Design and features

Our point of view and our guideline for the design of CDuce is that a programming language for XML should take XML types ( DTD, XML Schema, Relax-NG, ...) seriously into account. The benefits are the following:

  • static verifications (e.g.: ensure that a transformation produces a valid document [1]);
  • in particular, we aim at smooth and safe compositions of XML transformations, and incremental programming;
  • static optimizations and efficient execution model (knowing the type of a document is crucial to extract information efficiently).

Some features particular to CDuce:

  • XML objects can be manipulated as first-class citizen values: elements, sequences, tags, characters and strings, attribute sets; sequences of XML elements can be specified by regular expressions, which also apply to characters strings;
  • functions themselves are first-class values, they can be manipulated, stored in data structure, returned by a function,...
  • a powerful pattern matching operation can perform complex extractions from sequences of XML elements;
  • a rich type algebra, with recursive types and arbitrary boolean combinations (union, intersection, complement) allows precise definitions of data structures and XML types; general purpose types and types constructors are taken seriously (products, extensible records, arbitrary precision integers with interval constraints, Unicode characters);
  • polymorphism through a natural notion of subtyping, and overloaded functions with dynamic dispatch;
  • an highly-effective type-driven compilation schema.

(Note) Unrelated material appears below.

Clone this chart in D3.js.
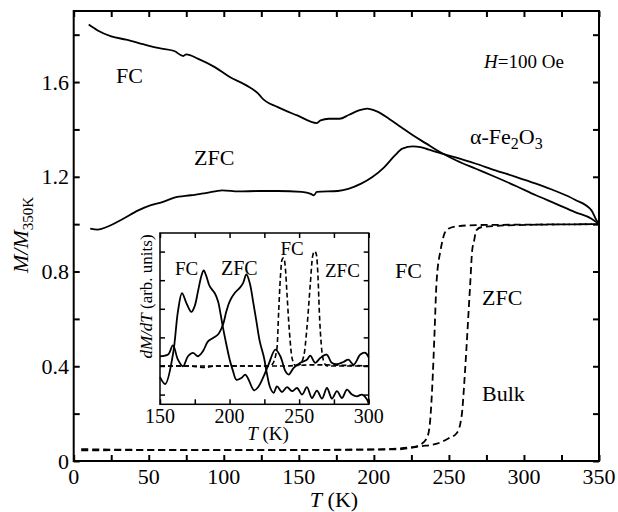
<!DOCTYPE html>
<html>
<head>
<meta charset="utf-8">
<script src="https://cdn.jsdelivr.net/npm/d3@7"></script>
<style>
  body { margin: 0; background: #fff; }
  svg text { font-family: "Liberation Serif", "DejaVu Serif", serif; fill: #000; }
</style>
</head>
<body>
<script>
// main panel: M/M350K vs T, nanoparticles (solid) and bulk (dashed)
var fcMain = [[10,1.843],[16,1.818],[25,1.793],[35,1.779],[49,1.755],[57,1.743],[67,1.731],
  [73,1.710],[75,1.717],[83,1.698],[94,1.663],[104,1.621],[115,1.586],[124,1.544],[125,1.536],
  [136,1.494],[149,1.459],[162,1.427],[164.5,1.438],[170,1.445],[177,1.445],[183.5,1.462],
  [190,1.480],[195.5,1.488],[202,1.476],[210,1.445],[218,1.410],[226,1.375],[235,1.340],
  [242,1.312],[255,1.269],[268,1.234],[281,1.199],[295,1.160],[308,1.122],[321,1.087],
  [334,1.051],[345,1.023],[350,1.0]];
var zfcMain = [[11,0.981],[16,0.977],[22,0.988],[33,1.023],[43,1.058],[51,1.079],[59,1.093],
  [67,1.112],[78,1.122],[88,1.131],[99,1.143],[110,1.138],[123,1.140],[136,1.140],[152,1.136],
  [158,1.128],[160,1.122],[162,1.136],[176,1.140],[183.5,1.150],[191.5,1.171],[199,1.199],
  [207,1.241],[214,1.290],[219,1.319],[226,1.328],[231,1.325],[236,1.316],[242,1.304],
  [255,1.281],[268,1.255],[281,1.227],[295,1.199],[308,1.171],[321,1.140],[334,1.103],
  [345,1.058],[348,1.02],[350,1.0]];
var fcBulk = [[5,0.050],[50,0.047],[110,0.046],[202,0.049],[226,0.059],[232,0.073],[236,0.108],
  [237.7,0.186],[239,0.327],[240.4,0.538],[241.7,0.749],[244.4,0.889],[245.7,0.930],[247,0.960],
  [249.6,0.981],[255,0.991],[268,0.996],[300,0.998],[350,1.0]];
var zfcBulk = [[5,0.045],[50,0.046],[110,0.046],[215,0.049],[231,0.062],[242,0.073],[249.6,0.095],
  [255,0.116],[257.6,0.158],[258.9,0.214],[260.2,0.327],[261.6,0.467],[262.9,0.608],[264.2,0.749],
  [265.5,0.889],[266.8,0.930],[268.2,0.974],[272,0.988],[295,0.996],[350,1.0]];

// inset: dM/dT (arb. units)
var fcDeriv = [[150,0.61],[153.8,0.37],[159.3,1.40],[162.9,2.91],[165.8,3.55],[168.9,3.21],
  [172.5,2.89],[174.9,3.09],[177.3,3.61],[179.7,4.14],[181.4,4.34],[183.3,4.14],[185.7,3.79],
  [189.3,3.55],[191.7,3.26],[193.6,2.80],[195.3,2.33],[197.7,1.75],[200.1,1.22],[202.5,0.82],
  [204.9,0.52],[208.5,0.58],[211.3,0.70],[213.7,0.52],[217.6,0.15],[220.5,0.26],[224,0.58],
  [228,1.05],[232.9,1.57],[236.5,1.34],[240.1,0.82],[242.5,0.70],[246.1,0.93],[250.9,1.11],
  [255.6,1.22],[258,1.36],[261.6,1.11],[265.2,1.28],[269.8,1.40],[273.4,1.11],[277,1.06],
  [281.8,1.14],[285.4,1.22],[289.2,1.05],[294,1.40],[297.6,1.46],[300,1.30]];
var zfcDeriv = [[150,1.34],[155.8,1.40],[159.3,1.72],[162.9,1.22],[166.5,0.99],[170.1,1.34],
  [173.7,1.46],[177.3,1.34],[180.9,1.52],[184.5,1.86],[188.1,1.98],[191.7,2.10],[195.3,2.45],
  [197.7,2.91],[200.1,3.26],[203.7,3.55],[207.3,3.73],[209.7,3.90],[212.1,4.20],[214.5,3.90],
  [216.9,3.26],[219.3,2.56],[221.7,1.86],[224.8,1.28],[226.5,0.82],[229.3,0.23],[231.7,0.06],
  [234.1,0.29],[237.7,0.09],[241.3,0.26],[244.9,0.12],[248.5,0.23],[252.1,0.0],[255.6,0.26],
  [259.2,-0.12],[262.8,0.14],[266.4,-0.14],[270,0.23],[273.6,-0.14],[277.2,0.12],[280.8,-0.12],
  [284.4,0.17],[288,0.0],[291.6,-0.06],[295.2,0.0],[298.8,-0.17],[300,-0.32]];
var fcBulkDeriv = [[150,1.0],[170,1.0],[182,0.95],[190,1.0],[228,1.0],[230.5,1.05],[234.1,1.63],
  [235.3,2.91],[236.5,4.08],[237.7,4.72],[238.9,4.78],[240.1,4.43],[241.3,3.50],[243,2.21],
  [244.9,1.28],[247.3,1.02],[260,1.04],[300,1.0]];
var zfcBulkDeriv = [[150,1.0],[200,1.0],[240,1.0],[250,1.04],[253.3,1.34],[255.6,2.33],
  [258,3.85],[259.7,4.84],[261.2,5.01],[262.4,4.90],[263.6,4.08],[264.5,2.91],[265.9,1.75],
  [267.6,1.17],[270,1.0],[300,1.0]];

var mainXTicks = [0, 50, 100, 150, 200, 250, 300, 350];
var mainYTicks = [0, 0.4, 0.8, 1.2, 1.6];
var insetXTicks = [150, 200, 250, 300];

var serif = "'Liberation Serif', 'DejaVu Serif', serif";

var svg = d3.select("body").append("svg")
  .attr("width", 618).attr("height", 512)
  .attr("font-family", serif);

var x = d3.scaleLinear().domain([0, 350]).range([73.7, 599]);
var y = d3.scaleLinear().domain([0, 1.9]).range([461, 11]);

// ticks inward on all four sides
function frame(g, sx, sy, xStep, yStep, len, w) {
  var xr = sx.range(), yr = sy.range();
  g.append("rect")
    .attr("x", xr[0]).attr("y", yr[1])
    .attr("width", xr[1] - xr[0]).attr("height", yr[0] - yr[1])
    .attr("fill", "none").attr("stroke", "#000").attr("stroke-width", w);
  g.append("g").attr("transform", "translate(0," + yr[0] + ")")
    .call(d3.axisBottom(sx).tickValues(xStep).tickSizeInner(-len).tickSizeOuter(0).tickFormat(""));
  g.append("g").attr("transform", "translate(0," + yr[1] + ")")
    .call(d3.axisTop(sx).tickValues(xStep).tickSizeInner(-len).tickSizeOuter(0).tickFormat(""));
  g.append("g").attr("transform", "translate(" + xr[0] + ",0)")
    .call(d3.axisLeft(sy).tickValues(yStep).tickSizeInner(-len).tickSizeOuter(0).tickFormat(""));
  g.append("g").attr("transform", "translate(" + xr[1] + ",0)")
    .call(d3.axisRight(sy).tickValues(yStep).tickSizeInner(-len).tickSizeOuter(0).tickFormat(""));
  g.selectAll(".domain").remove();
  g.selectAll(".tick line").attr("stroke", "#000").attr("stroke-width", w);
}

var main = svg.append("g");
frame(main, x, y, d3.range(0, 351, 25), d3.range(0, 1.81, 0.2), 6, 2);

function txt(parent, px, py, size) {
  return parent.append("text").attr("x", px).attr("y", py)
    .style("font-family", serif).style("font-size", size + "px");
}

mainXTicks.forEach(function(d) {
  txt(svg, x(d), 484, 22).attr("text-anchor", "middle").text(d);
});
mainYTicks.forEach(function(d) {
  txt(svg, 69, y(d) + 7.7, 22).attr("text-anchor", "end")
    .text(d === 0 ? "0" : d3.format(".1f")(d));
});

var xt = txt(svg, 334, 507, 22).attr("text-anchor", "middle");
xt.append("tspan").style("font-style", "italic").text("T");
xt.append("tspan").text(" (K)");

var yt = txt(svg, 0, 0, 22).attr("transform", "translate(28,235) rotate(-90)")
  .attr("text-anchor", "middle");
yt.append("tspan").style("font-style", "italic").text("M/M");
yt.append("tspan").attr("dy", 5).style("font-size", "15px").text("350K");

var lineMain = d3.line()
  .x(function(d) { return x(d[0]); })
  .y(function(d) { return y(d[1]); })
  .curve(d3.curveMonotoneX);

[fcMain, zfcMain].forEach(function(s) {
  main.append("path").datum(s).attr("d", lineMain)
    .attr("fill", "none").attr("stroke", "#000").attr("stroke-width", 1.8);
});
[fcBulk, zfcBulk].forEach(function(s) {
  main.append("path").datum(s).attr("d", lineMain)
    .attr("fill", "none").attr("stroke", "#000").attr("stroke-width", 1.8)
    .attr("stroke-dasharray", "7,4");
});

txt(svg, 116, 83, 22).text("FC");
txt(svg, 194, 165, 22).text("ZFC");
txt(svg, 395, 278, 22).text("FC");
txt(svg, 482, 305, 22).text("ZFC");
txt(svg, 482, 401, 22).text("Bulk");

var hl = txt(svg, 484, 68, 19);
hl.append("tspan").style("font-style", "italic").text("H");
hl.append("tspan").text("=100 Oe");

var fe = txt(svg, 470, 144, 22);
fe.append("tspan").text("\u03b1-Fe");
fe.append("tspan").attr("dy", 5).style("font-size", "16px").text("2");
fe.append("tspan").attr("dy", -5).text("O");
fe.append("tspan").attr("dy", 5).style("font-size", "16px").text("3");

// inset
var ix = d3.scaleLinear().domain([150, 300]).range([160, 368.7]);
var iy = d3.scaleLinear().domain([-0.34, 5.65]).range([404.3, 233]);

var inset = svg.append("g");
inset.append("rect").attr("x", 160).attr("y", 233).attr("width", 208.7).attr("height", 171.3)
  .attr("fill", "#fff");
frame(inset, ix, iy, d3.range(150, 301, 25), d3.range(0, 6, 1), 5, 1.5);

insetXTicks.forEach(function(d) {
  txt(svg, ix(d), 423, 20).attr("text-anchor", "middle").text(d);
});

var ixt = txt(svg, 268, 440, 19).attr("text-anchor", "middle");
ixt.append("tspan").style("font-style", "italic").text("T");
ixt.append("tspan").text(" (K)");

var iyt = txt(svg, 0, 0, 17).attr("transform", "translate(152,296.5) rotate(-90)")
  .attr("text-anchor", "middle");
iyt.append("tspan").style("font-style", "italic").text("dM/dT");
iyt.append("tspan").text(" (arb. units)");

var lineInset = d3.line()
  .x(function(d) { return ix(d[0]); })
  .y(function(d) { return iy(d[1]); })
  .curve(d3.curveCatmullRom);
var lineInsetDash = d3.line()
  .x(function(d) { return ix(d[0]); })
  .y(function(d) { return iy(d[1]); })
  .curve(d3.curveMonotoneX);

[fcDeriv, zfcDeriv].forEach(function(s) {
  inset.append("path").datum(s).attr("d", lineInset)
    .attr("fill", "none").attr("stroke", "#000").attr("stroke-width", 1.8);
});
[fcBulkDeriv, zfcBulkDeriv].forEach(function(s) {
  inset.append("path").datum(s).attr("d", lineInsetDash)
    .attr("fill", "none").attr("stroke", "#000").attr("stroke-width", 1.6)
    .attr("stroke-dasharray", "5,3");
});

txt(svg, 175, 274.5, 19).text("FC");
txt(svg, 221, 274.5, 20).text("ZFC");
txt(svg, 280.5, 254.5, 19).text("FC");
txt(svg, 325, 277, 19).text("ZFC");
</script>
</body>
</html>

CDuce is fast, functional, type-safe, and conforms to basic standards: Unicode, XML, DTD, Namespaces are fully supported, XML Schema is partially supported.

Preliminary benchmarks suggest that despite the overhead for static type verification, a CDuce program can run faster (30% to 60%) than an equivalent XSLT style-sheet (we performed benchmarks with the xsltproc tools from the Gnome libxslt library).

The name CDuce was coined by Francesco Zappa Nardelli.

[1] Valid with respect to validity constraints that can be expressed by the type system (thus typically excluding constraints like ID and IDREF).

XDuce and CDuce

The starting point of our work on CDuce was the XDuce language developed at the UPenn DB group. Many of CDuce features originate from XDuce. Some of our achievements:

  • integration of first-class and overloaded functions, arbitrary boolean connectives, and extensible (or not) records, to the semantic definition of subtyping;
  • a subtyping algorithm without backtracking;
  • extending pattern matching to capture non consecutive subsequences; removing tail condition for exact matching (they arrived independently to another solution);
  • efficient evaluation model that takes profit of static type information;

Of course, the work on XDuce continued during our, and they developed nice ideas: mixed attribute-element types (same expressive power as our records, but they can sometimes avoid exponential explosion where we cannot); powerful filter operation.